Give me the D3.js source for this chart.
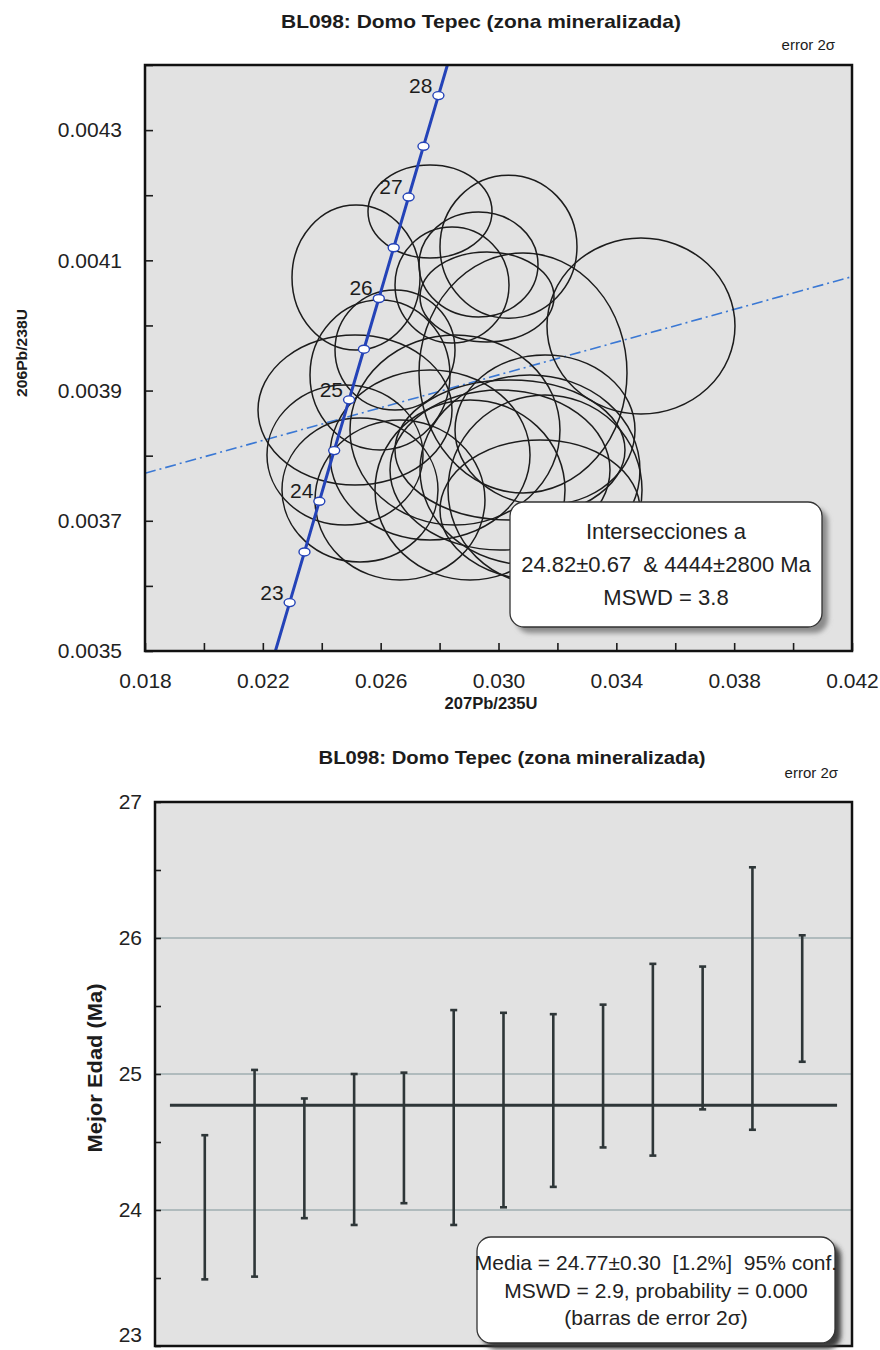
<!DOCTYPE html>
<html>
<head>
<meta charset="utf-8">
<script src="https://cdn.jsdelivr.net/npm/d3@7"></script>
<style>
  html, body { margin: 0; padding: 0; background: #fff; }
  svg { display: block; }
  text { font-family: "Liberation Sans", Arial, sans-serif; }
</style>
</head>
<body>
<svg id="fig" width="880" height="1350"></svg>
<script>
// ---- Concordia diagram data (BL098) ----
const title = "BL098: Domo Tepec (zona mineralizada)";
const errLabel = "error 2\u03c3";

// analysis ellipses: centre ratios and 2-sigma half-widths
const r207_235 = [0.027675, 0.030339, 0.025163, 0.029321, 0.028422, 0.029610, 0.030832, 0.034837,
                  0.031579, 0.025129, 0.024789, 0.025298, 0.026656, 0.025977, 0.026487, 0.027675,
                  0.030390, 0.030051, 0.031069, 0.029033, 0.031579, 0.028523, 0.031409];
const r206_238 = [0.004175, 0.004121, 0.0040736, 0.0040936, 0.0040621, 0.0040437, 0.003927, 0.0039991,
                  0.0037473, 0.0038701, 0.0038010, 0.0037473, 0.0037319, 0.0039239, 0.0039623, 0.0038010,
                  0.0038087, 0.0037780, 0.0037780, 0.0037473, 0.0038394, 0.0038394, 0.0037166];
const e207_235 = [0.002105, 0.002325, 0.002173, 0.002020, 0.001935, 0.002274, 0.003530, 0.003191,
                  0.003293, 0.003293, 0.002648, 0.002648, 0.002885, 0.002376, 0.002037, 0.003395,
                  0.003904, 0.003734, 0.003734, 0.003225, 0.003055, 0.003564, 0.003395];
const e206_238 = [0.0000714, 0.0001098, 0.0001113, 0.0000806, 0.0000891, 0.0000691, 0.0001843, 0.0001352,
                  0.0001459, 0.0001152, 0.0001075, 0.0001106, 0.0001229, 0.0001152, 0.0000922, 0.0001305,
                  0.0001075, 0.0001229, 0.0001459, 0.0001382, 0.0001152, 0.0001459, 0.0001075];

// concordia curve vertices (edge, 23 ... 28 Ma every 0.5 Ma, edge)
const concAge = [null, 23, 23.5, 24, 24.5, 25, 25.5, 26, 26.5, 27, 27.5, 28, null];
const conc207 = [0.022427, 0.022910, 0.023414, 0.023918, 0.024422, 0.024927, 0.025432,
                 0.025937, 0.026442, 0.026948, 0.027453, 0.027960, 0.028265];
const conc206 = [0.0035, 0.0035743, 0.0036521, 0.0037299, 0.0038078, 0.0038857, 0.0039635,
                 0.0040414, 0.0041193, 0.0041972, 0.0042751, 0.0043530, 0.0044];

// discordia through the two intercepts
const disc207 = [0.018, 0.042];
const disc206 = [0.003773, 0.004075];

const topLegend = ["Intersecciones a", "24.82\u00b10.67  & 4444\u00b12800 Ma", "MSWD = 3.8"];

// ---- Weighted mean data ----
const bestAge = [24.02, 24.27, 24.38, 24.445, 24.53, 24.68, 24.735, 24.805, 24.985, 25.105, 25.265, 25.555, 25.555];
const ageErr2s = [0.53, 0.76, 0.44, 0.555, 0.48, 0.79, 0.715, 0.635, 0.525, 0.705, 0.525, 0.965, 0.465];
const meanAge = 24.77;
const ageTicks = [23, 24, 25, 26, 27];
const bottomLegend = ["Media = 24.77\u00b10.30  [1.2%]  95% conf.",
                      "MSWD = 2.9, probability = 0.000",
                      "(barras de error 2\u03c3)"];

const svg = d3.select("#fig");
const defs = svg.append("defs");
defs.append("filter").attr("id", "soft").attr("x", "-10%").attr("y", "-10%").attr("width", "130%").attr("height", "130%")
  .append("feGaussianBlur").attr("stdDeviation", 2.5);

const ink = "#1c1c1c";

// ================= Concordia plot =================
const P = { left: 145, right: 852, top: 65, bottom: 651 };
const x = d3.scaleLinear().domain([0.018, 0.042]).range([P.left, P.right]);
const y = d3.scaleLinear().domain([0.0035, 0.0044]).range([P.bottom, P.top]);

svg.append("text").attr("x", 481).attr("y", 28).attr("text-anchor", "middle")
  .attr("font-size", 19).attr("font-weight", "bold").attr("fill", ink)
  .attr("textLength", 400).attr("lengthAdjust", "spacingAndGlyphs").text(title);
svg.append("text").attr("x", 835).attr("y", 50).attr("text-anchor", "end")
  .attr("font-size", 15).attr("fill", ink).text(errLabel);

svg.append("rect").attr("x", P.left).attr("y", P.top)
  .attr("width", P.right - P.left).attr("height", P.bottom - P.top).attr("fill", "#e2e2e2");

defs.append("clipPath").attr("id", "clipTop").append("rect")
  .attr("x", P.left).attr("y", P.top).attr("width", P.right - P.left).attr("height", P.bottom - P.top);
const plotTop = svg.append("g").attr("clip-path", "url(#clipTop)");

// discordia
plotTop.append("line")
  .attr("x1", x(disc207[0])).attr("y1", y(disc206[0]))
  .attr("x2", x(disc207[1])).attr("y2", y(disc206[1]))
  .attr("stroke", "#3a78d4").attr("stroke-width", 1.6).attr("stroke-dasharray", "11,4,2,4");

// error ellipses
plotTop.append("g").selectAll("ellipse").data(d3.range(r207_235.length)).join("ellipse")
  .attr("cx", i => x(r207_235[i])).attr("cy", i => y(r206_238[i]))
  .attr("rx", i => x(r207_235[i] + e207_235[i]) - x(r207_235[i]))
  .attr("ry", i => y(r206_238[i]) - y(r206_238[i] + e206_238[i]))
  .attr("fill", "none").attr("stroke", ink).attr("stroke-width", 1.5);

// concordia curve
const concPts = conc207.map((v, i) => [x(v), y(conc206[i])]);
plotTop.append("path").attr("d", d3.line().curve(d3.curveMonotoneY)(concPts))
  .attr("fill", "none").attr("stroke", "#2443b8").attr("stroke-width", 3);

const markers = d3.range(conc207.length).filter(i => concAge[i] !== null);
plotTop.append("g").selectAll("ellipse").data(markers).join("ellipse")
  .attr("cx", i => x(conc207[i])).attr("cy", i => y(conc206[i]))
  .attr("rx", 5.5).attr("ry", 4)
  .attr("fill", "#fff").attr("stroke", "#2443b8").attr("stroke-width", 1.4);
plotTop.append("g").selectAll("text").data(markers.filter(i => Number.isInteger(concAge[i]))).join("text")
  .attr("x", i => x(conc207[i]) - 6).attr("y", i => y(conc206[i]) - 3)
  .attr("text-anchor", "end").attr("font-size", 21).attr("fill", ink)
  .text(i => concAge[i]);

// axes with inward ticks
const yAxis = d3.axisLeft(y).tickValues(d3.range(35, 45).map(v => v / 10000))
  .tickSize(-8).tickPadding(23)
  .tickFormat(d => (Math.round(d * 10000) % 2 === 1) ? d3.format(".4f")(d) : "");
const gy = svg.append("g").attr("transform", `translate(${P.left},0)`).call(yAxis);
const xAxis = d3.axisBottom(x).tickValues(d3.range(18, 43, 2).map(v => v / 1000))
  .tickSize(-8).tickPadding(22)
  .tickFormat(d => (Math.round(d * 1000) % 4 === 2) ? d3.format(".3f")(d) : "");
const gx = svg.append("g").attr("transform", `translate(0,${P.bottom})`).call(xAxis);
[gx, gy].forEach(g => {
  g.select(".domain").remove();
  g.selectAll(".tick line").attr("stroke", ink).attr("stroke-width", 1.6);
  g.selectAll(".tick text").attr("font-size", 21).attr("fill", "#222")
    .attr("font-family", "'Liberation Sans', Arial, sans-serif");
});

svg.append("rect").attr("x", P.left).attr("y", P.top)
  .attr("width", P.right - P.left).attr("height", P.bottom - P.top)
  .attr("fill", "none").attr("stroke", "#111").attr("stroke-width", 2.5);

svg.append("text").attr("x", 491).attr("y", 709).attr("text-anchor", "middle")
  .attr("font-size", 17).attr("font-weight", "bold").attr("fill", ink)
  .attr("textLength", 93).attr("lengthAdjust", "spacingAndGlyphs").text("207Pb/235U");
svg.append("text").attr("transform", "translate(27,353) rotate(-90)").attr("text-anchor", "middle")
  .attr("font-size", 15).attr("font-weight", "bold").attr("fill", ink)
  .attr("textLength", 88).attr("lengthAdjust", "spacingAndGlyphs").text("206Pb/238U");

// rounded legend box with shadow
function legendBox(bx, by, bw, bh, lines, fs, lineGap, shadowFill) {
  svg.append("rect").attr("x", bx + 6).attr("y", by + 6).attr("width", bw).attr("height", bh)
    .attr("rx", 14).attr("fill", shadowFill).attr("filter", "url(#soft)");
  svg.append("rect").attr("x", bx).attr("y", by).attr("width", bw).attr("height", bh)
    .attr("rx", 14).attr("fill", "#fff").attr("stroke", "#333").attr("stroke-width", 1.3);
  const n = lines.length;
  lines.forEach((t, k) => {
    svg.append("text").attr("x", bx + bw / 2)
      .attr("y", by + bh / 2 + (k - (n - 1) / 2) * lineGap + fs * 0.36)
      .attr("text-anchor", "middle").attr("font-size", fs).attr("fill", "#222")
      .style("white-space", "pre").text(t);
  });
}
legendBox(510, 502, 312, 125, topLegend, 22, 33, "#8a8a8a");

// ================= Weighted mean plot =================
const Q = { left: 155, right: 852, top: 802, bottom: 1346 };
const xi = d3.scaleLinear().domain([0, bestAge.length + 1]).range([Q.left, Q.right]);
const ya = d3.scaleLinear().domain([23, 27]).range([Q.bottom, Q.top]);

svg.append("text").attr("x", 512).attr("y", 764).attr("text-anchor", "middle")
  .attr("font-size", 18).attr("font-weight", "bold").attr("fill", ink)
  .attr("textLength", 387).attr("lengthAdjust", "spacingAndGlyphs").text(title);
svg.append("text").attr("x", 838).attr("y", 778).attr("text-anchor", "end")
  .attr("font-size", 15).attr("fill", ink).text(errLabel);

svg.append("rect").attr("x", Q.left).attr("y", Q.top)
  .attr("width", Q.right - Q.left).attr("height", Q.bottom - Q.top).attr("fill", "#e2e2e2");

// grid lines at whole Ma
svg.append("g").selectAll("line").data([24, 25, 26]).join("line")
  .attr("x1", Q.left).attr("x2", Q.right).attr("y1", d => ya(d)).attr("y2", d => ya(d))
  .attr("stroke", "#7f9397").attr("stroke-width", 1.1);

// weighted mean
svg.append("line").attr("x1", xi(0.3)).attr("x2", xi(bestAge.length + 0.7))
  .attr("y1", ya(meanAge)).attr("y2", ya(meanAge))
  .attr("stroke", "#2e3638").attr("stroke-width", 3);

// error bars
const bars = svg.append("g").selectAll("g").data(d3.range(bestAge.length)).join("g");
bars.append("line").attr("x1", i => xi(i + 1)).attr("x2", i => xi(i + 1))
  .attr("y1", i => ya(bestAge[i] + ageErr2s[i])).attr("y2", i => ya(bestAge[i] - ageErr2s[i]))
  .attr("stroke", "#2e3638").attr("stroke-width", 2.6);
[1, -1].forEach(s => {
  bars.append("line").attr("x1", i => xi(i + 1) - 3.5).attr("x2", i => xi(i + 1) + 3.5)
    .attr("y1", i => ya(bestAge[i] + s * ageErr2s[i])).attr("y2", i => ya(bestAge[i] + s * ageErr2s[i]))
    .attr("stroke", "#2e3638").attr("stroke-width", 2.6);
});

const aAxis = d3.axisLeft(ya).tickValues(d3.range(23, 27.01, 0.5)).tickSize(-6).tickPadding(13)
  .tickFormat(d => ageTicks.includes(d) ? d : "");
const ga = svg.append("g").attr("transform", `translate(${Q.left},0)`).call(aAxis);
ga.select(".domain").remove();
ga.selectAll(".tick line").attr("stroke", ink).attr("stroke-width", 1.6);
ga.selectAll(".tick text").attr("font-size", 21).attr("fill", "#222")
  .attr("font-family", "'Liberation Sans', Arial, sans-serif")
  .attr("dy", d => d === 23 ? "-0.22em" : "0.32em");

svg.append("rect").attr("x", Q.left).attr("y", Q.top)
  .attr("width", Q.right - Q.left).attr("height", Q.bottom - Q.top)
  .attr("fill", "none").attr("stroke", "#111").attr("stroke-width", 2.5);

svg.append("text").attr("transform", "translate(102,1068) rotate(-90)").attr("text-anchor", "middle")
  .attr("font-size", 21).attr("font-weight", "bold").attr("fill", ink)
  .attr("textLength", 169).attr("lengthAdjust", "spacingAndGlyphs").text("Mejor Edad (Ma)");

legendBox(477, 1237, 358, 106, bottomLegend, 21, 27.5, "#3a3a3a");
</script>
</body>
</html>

**Objective**
Transcribe the opening line of the listing above, please, and every line after it through the line with "0.0001152, 0.0001459, 0.0001075];", word for word, without pictures.

**Exercise response**
Give me the D3.js source for this chart.
<!DOCTYPE html>
<html>
<head>
<meta charset="utf-8">
<script src="https://cdn.jsdelivr.net/npm/d3@7"></script>
<style>
  html, body { margin: 0; padding: 0; background: #fff; }
  svg { display: block; }
  text { font-family: "Liberation Sans", Arial, sans-serif; }
</style>
</head>
<body>
<svg id="fig" width="880" height="1350"></svg>
<script>
// ---- Concordia diagram data (BL098) ----
const title = "BL098: Domo Tepec (zona mineralizada)";
const errLabel = "error 2\u03c3";

// analysis ellipses: centre ratios and 2-sigma half-widths
const r207_235 = [0.027675, 0.030339, 0.025163, 0.029321, 0.028422, 0.029610, 0.030832, 0.034837,
                  0.031579, 0.025129, 0.024789, 0.025298, 0.026656, 0.025977, 0.026487, 0.027675,
                  0.030390, 0.030051, 0.031069, 0.029033, 0.031579, 0.028523, 0.031409];
const r206_238 = [0.004175, 0.004121, 0.0040736, 0.0040936, 0.0040621, 0.0040437, 0.003927, 0.0039991,
                  0.0037473, 0.0038701, 0.0038010, 0.0037473, 0.0037319, 0.0039239, 0.0039623, 0.0038010,
                  0.0038087, 0.0037780, 0.0037780, 0.0037473, 0.0038394, 0.0038394, 0.0037166];
const e207_235 = [0.002105, 0.002325, 0.002173, 0.002020, 0.001935, 0.002274, 0.003530, 0.003191,
                  0.003293, 0.003293, 0.002648, 0.002648, 0.002885, 0.002376, 0.002037, 0.003395,
                  0.003904, 0.003734, 0.003734, 0.003225, 0.003055, 0.003564, 0.003395];
const e206_238 = [0.0000714, 0.0001098, 0.0001113, 0.0000806, 0.0000891, 0.0000691, 0.0001843, 0.0001352,
                  0.0001459, 0.0001152, 0.0001075, 0.0001106, 0.0001229, 0.0001152, 0.0000922, 0.0001305,
                  0.0001075, 0.0001229, 0.0001459, 0.0001382, 0.0001152, 0.0001459, 0.0001075];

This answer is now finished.